Transcribe each of the records below exactly, excluding all pictures.

# # # # # # #

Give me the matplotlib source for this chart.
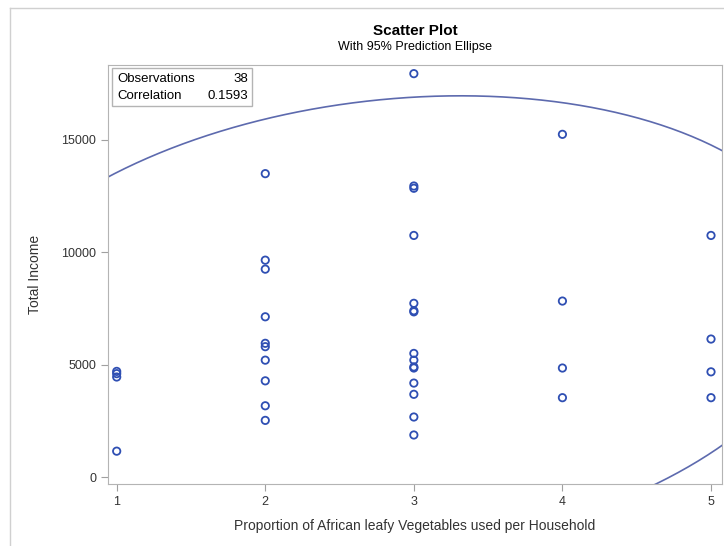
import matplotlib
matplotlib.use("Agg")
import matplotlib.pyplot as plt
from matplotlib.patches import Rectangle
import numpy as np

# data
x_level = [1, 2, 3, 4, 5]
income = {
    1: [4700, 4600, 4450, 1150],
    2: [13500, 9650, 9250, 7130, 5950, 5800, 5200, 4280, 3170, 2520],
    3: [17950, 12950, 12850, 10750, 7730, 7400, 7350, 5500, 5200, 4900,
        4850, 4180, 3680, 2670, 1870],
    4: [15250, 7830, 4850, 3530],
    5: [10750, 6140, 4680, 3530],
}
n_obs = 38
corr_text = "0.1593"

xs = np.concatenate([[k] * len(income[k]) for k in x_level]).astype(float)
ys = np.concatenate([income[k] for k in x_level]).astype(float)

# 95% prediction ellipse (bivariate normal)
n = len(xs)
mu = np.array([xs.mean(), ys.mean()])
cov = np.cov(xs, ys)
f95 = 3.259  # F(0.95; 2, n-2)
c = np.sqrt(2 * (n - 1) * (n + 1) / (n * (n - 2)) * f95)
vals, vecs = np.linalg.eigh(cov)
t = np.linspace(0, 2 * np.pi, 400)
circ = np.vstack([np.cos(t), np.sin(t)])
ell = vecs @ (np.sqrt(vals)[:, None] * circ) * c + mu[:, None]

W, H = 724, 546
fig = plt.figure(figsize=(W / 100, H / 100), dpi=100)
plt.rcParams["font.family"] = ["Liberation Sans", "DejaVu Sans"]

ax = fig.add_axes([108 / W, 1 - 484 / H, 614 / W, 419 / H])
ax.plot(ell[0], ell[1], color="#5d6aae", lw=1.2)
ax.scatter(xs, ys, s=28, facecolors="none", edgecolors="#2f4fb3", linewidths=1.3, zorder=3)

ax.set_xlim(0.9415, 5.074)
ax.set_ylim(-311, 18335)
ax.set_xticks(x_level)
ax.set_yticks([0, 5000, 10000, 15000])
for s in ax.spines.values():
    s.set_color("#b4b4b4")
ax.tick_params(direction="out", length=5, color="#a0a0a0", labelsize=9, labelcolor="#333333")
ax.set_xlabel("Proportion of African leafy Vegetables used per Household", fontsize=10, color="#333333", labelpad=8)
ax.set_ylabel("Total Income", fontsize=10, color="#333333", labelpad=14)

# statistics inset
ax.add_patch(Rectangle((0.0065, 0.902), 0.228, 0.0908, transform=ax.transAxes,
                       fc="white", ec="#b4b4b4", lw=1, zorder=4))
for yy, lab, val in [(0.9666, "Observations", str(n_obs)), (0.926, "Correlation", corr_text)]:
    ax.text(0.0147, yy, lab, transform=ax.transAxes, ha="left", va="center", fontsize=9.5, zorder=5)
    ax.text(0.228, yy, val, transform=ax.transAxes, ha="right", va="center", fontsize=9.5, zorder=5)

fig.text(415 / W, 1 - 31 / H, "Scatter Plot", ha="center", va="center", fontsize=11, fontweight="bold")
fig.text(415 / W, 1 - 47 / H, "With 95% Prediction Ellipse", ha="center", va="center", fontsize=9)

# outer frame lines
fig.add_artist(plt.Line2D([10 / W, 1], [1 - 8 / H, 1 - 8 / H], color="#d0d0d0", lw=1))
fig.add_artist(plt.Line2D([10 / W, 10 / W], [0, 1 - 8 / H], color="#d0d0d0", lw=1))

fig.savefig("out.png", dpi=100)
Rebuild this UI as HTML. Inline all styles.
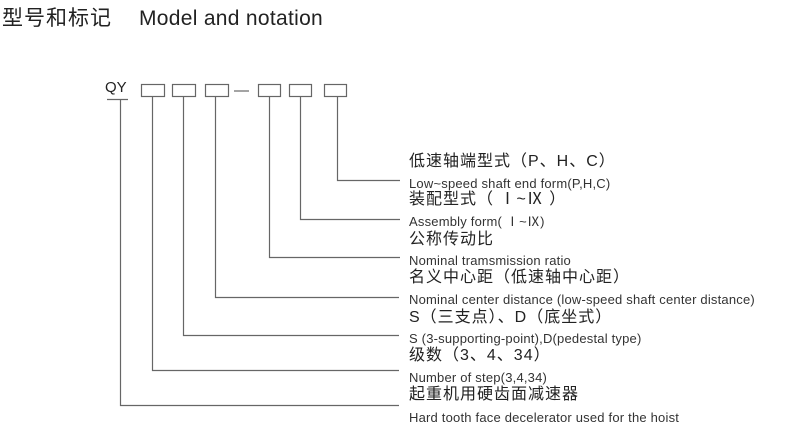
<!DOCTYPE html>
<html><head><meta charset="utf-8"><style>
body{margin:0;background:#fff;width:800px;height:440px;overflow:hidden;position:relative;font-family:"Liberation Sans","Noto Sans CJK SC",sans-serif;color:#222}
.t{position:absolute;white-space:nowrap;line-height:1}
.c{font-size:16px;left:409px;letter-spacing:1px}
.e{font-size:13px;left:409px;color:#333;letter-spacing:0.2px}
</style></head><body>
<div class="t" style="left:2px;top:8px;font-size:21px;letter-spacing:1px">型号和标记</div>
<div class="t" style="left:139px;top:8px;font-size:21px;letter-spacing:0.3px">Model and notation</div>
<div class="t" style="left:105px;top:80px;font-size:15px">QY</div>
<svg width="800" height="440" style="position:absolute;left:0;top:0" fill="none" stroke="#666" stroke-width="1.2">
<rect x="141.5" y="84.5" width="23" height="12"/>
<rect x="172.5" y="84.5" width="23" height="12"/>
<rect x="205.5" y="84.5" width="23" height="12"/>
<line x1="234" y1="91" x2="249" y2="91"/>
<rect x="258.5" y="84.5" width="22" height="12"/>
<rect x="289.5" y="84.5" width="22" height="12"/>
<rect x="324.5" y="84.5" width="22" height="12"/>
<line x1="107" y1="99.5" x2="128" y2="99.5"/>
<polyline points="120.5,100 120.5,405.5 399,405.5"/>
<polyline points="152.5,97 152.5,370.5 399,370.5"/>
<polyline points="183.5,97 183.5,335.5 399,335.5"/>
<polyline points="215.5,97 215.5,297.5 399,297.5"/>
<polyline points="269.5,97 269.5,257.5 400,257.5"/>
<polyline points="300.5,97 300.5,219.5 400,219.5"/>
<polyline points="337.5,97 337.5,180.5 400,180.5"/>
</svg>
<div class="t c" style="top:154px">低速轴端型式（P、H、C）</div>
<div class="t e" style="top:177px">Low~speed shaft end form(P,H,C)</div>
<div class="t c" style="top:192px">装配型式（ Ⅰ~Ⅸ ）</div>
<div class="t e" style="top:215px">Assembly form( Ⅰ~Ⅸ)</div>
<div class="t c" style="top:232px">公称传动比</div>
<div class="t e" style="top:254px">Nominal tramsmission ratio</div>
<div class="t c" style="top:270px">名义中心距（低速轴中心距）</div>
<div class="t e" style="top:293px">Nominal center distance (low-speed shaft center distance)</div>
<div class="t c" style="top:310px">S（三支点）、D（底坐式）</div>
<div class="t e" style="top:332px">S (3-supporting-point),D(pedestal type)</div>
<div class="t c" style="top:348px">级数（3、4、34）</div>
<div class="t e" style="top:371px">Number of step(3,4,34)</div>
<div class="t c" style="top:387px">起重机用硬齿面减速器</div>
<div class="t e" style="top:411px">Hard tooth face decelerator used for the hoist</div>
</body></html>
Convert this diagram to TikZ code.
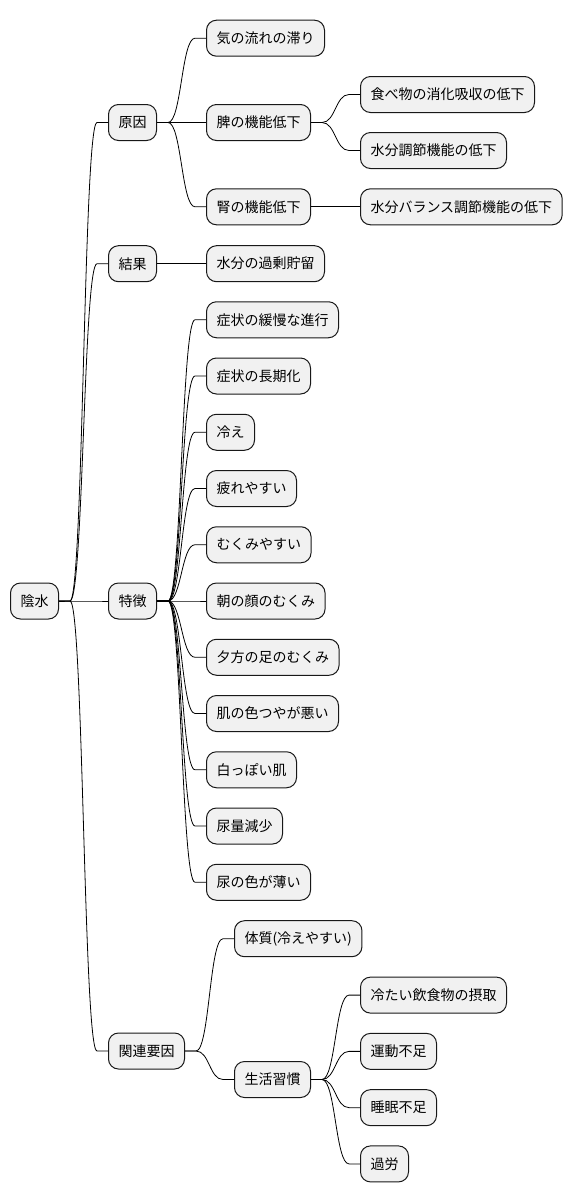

# # # # # # #

### [Exercise answer]
Give me the matplotlib source for this chart.
import matplotlib
matplotlib.use("Agg")
import matplotlib.pyplot as plt
from matplotlib.patches import Rectangle
import numpy as np

# data
x_level = [1, 2, 3, 4, 5]
income = {
    1: [4700, 4600, 4450, 1150],
    2: [13500, 9650, 9250, 7130, 5950, 5800, 5200, 4280, 3170, 2520],
    3: [17950, 12950, 12850, 10750, 7730, 7400, 7350, 5500, 5200, 4900,
        4850, 4180, 3680, 2670, 1870],
    4: [15250, 7830, 4850, 3530],
    5: [10750, 6140, 4680, 3530],
}
n_obs = 38
corr_text = "0.1593"

xs = np.concatenate([[k] * len(income[k]) for k in x_level]).astype(float)
ys = np.concatenate([income[k] for k in x_level]).astype(float)

# 95% prediction ellipse (bivariate normal)
n = len(xs)
mu = np.array([xs.mean(), ys.mean()])
cov = np.cov(xs, ys)
f95 = 3.259  # F(0.95; 2, n-2)
c = np.sqrt(2 * (n - 1) * (n + 1) / (n * (n - 2)) * f95)
vals, vecs = np.linalg.eigh(cov)
t = np.linspace(0, 2 * np.pi, 400)
circ = np.vstack([np.cos(t), np.sin(t)])
ell = vecs @ (np.sqrt(vals)[:, None] * circ) * c + mu[:, None]

W, H = 724, 546
fig = plt.figure(figsize=(W / 100, H / 100), dpi=100)
plt.rcParams["font.family"] = ["Liberation Sans", "DejaVu Sans"]

ax = fig.add_axes([108 / W, 1 - 484 / H, 614 / W, 419 / H])
ax.plot(ell[0], ell[1], color="#5d6aae", lw=1.2)
ax.scatter(xs, ys, s=28, facecolors="none", edgecolors="#2f4fb3", linewidths=1.3, zorder=3)

ax.set_xlim(0.9415, 5.074)
ax.set_ylim(-311, 18335)
ax.set_xticks(x_level)
ax.set_yticks([0, 5000, 10000, 15000])
for s in ax.spines.values():
    s.set_color("#b4b4b4")
ax.tick_params(direction="out", length=5, color="#a0a0a0", labelsize=9, labelcolor="#333333")
ax.set_xlabel("Proportion of African leafy Vegetables used per Household", fontsize=10, color="#333333", labelpad=8)
ax.set_ylabel("Total Income", fontsize=10, color="#333333", labelpad=14)

# statistics inset
ax.add_patch(Rectangle((0.0065, 0.902), 0.228, 0.0908, transform=ax.transAxes,
                       fc="white", ec="#b4b4b4", lw=1, zorder=4))
for yy, lab, val in [(0.9666, "Observations", str(n_obs)), (0.926, "Correlation", corr_text)]:
    ax.text(0.0147, yy, lab, transform=ax.transAxes, ha="left", va="center", fontsize=9.5, zorder=5)
    ax.text(0.228, yy, val, transform=ax.transAxes, ha="right", va="center", fontsize=9.5, zorder=5)

fig.text(415 / W, 1 - 31 / H, "Scatter Plot", ha="center", va="center", fontsize=11, fontweight="bold")
fig.text(415 / W, 1 - 47 / H, "With 95% Prediction Ellipse", ha="center", va="center", fontsize=9)

# outer frame lines
fig.add_artist(plt.Line2D([10 / W, 1], [1 - 8 / H, 1 - 8 / H], color="#d0d0d0", lw=1))
fig.add_artist(plt.Line2D([10 / W, 10 / W], [0, 1 - 8 / H], color="#d0d0d0", lw=1))

fig.savefig("out.png", dpi=100)
Rebuild this UI as HTML. Inline all styles.
<!DOCTYPE html>
<html><head><meta charset="utf-8"><style>
body{margin:0;background:#fff;width:800px;height:440px;overflow:hidden;position:relative;font-family:"Liberation Sans","Noto Sans CJK SC",sans-serif;color:#222}
.t{position:absolute;white-space:nowrap;line-height:1}
.c{font-size:16px;left:409px;letter-spacing:1px}
.e{font-size:13px;left:409px;color:#333;letter-spacing:0.2px}
</style></head><body>
<div class="t" style="left:2px;top:8px;font-size:21px;letter-spacing:1px">型号和标记</div>
<div class="t" style="left:139px;top:8px;font-size:21px;letter-spacing:0.3px">Model and notation</div>
<div class="t" style="left:105px;top:80px;font-size:15px">QY</div>
<svg width="800" height="440" style="position:absolute;left:0;top:0" fill="none" stroke="#666" stroke-width="1.2">
<rect x="141.5" y="84.5" width="23" height="12"/>
<rect x="172.5" y="84.5" width="23" height="12"/>
<rect x="205.5" y="84.5" width="23" height="12"/>
<line x1="234" y1="91" x2="249" y2="91"/>
<rect x="258.5" y="84.5" width="22" height="12"/>
<rect x="289.5" y="84.5" width="22" height="12"/>
<rect x="324.5" y="84.5" width="22" height="12"/>
<line x1="107" y1="99.5" x2="128" y2="99.5"/>
<polyline points="120.5,100 120.5,405.5 399,405.5"/>
<polyline points="152.5,97 152.5,370.5 399,370.5"/>
<polyline points="183.5,97 183.5,335.5 399,335.5"/>
<polyline points="215.5,97 215.5,297.5 399,297.5"/>
<polyline points="269.5,97 269.5,257.5 400,257.5"/>
<polyline points="300.5,97 300.5,219.5 400,219.5"/>
<polyline points="337.5,97 337.5,180.5 400,180.5"/>
</svg>
<div class="t c" style="top:154px">低速轴端型式（P、H、C）</div>
<div class="t e" style="top:177px">Low~speed shaft end form(P,H,C)</div>
<div class="t c" style="top:192px">装配型式（ Ⅰ~Ⅸ ）</div>
<div class="t e" style="top:215px">Assembly form( Ⅰ~Ⅸ)</div>
<div class="t c" style="top:232px">公称传动比</div>
<div class="t e" style="top:254px">Nominal tramsmission ratio</div>
<div class="t c" style="top:270px">名义中心距（低速轴中心距）</div>
<div class="t e" style="top:293px">Nominal center distance (low-speed shaft center distance)</div>
<div class="t c" style="top:310px">S（三支点）、D（底坐式）</div>
<div class="t e" style="top:332px">S (3-supporting-point),D(pedestal type)</div>
<div class="t c" style="top:348px">级数（3、4、34）</div>
<div class="t e" style="top:371px">Number of step(3,4,34)</div>
<div class="t c" style="top:387px">起重机用硬齿面减速器</div>
<div class="t e" style="top:411px">Hard tooth face decelerator used for the hoist</div>
</body></html>
Convert this diagram to TikZ code.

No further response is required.